Eritrea has long been stigmatized as a “spoiler” by Washington and stands accused of supporting terrorism. In 2009, at Washington’s urging, Eritrea was sanctioned by the United Nations for supporting al-Shabaab and for refusing to settle a border dispute with Djibouti. However, years of scrutiny by the United Nations Somalia and Eritrea Monitoring Group (UNSEMG) have yielded no evidence that Eritrea continues to be involved in Somalia, and the Djibouti conflict is mediated by Qatar.2

A number of surprising developments have recently occurred in Eritrea, suggesting that the country is determined to throw off isolation for positive engagement in its foreign policy since the sanctions were applied. An engaged Eritrea would be very good news for the region at a time when Washington’s status quo approaches to Ethiopia, Somalia, and South Sudan are visibly failing.

If the United States can encourage Eritrea on a trajectory of re-engagement, it should. But to do that, Washington must drop outdated notions about the threat that Eritrea poses. At a time when the Kenyan army has annexed parts of southern Somalia and is trafficking with al-Shabaab,3 when the Ugandan army is taking sides in South Sudan,4 and Ethiopian forces have killed hundreds and detained tens of thousands of protestors calling for government reform,5 Eritrea truly ranks among the least of the United States’ security concerns.

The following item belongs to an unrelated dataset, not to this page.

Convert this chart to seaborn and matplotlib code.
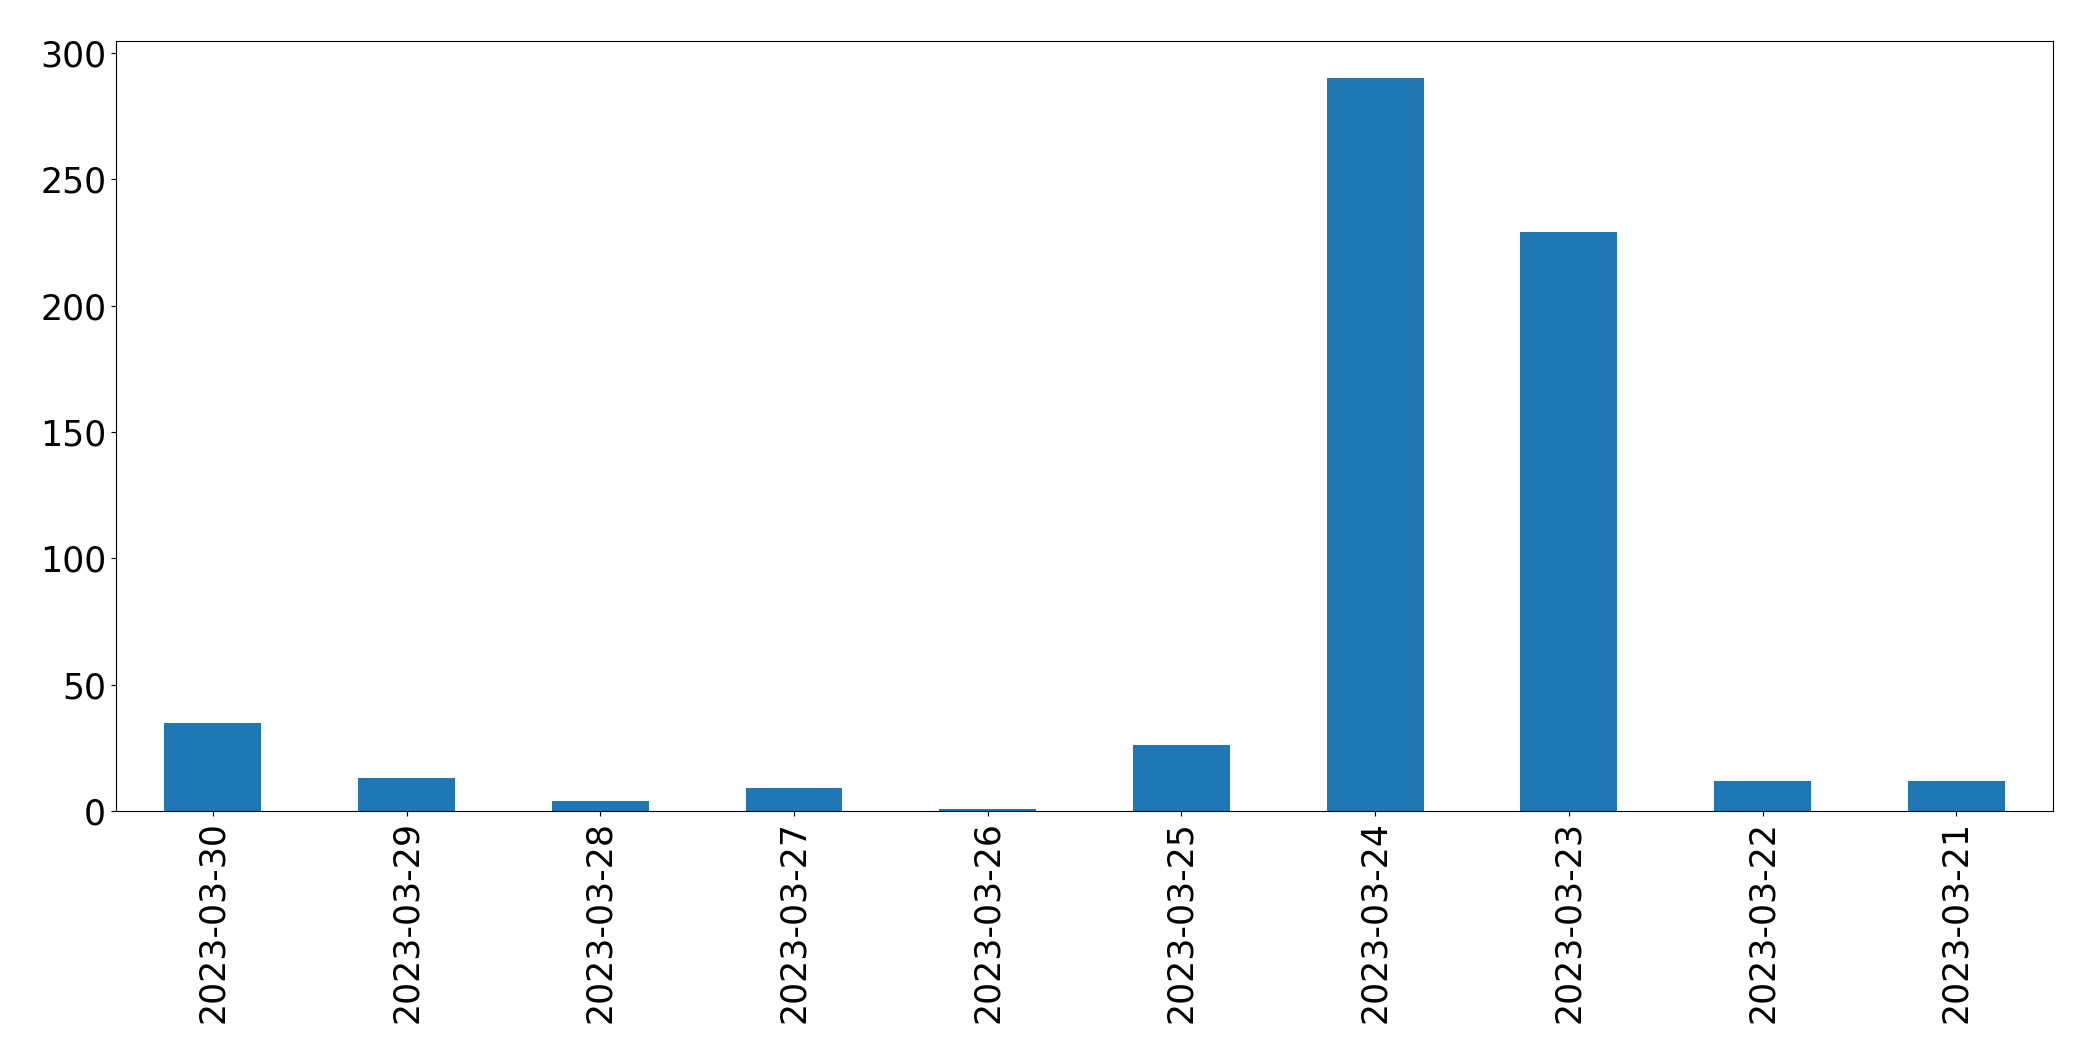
import pandas as pd
import matplotlib
matplotlib.use("Agg")
import matplotlib.pyplot as plt
import seaborn as sns

dates = ["2023-03-30", "2023-03-29", "2023-03-28", "2023-03-27", "2023-03-26",
         "2023-03-25", "2023-03-24", "2023-03-23", "2023-03-22", "2023-03-21"]
counts = [35, 13, 4, 9, 1, 26, 290, 229, 12, 12]

df = pd.DataFrame({"date": dates, "count": counts})

fig = plt.figure(figsize=(20.93, 10.63), dpi=100)
ax = fig.add_axes([0.0554, 0.237, 0.9256, 0.724])
sns.barplot(x="date", y="count", data=df, color="#1f77b4", saturation=1,
            width=0.5, order=dates, linewidth=0, ax=ax)
ax.set_xlabel("")
ax.set_ylabel("")
ax.tick_params(axis="both", labelsize=25)
ax.tick_params(axis="x", labelrotation=90)
ax.set_xlim(-0.5, len(dates) - 0.5)
ax.set_ylim(0, 304.5)
for s in ax.spines.values():
    s.set_visible(True)
fig.savefig("out.png", dpi=100)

A disordered Ethiopia will make Eritrea more important to US security interests. By virtue of its geographic position between Ethiopia and Yemen, Eritrea is bound to serve either as a bridge or a barrier to the passage of terrorists between the Persian Gulf and the Horn of Africa. Thus far, Eritrea has repelled jihadists and proven immune to radical ideologies. This is a role for which it has received little credit. But Washington cannot afford to take Eritrea’s implicit cooperation in its counterterror efforts for granted.

If Eritrea is overwhelmed with refugees, or otherwise sucked into the Red Sea region’s growing unrest, the United States could find itself facing instability and perhaps a terror threat on both sides of the Mandeb Strait, which is a critical chokepoint for the $700 billion dollars of trade passing annually between the European Union (EU) and Asia. Threats to this trade route have in recent years led the United States to pour millions of dollars into combating Somali piracy—an indication of the Strait’s importance to US interests.6

For these reasons, the United States ought to be concerned about its inability to project influence in Eritrea. This paper aims to assist the incoming US administration in securing US interests by offering a blueprint for improving relations with Asmara.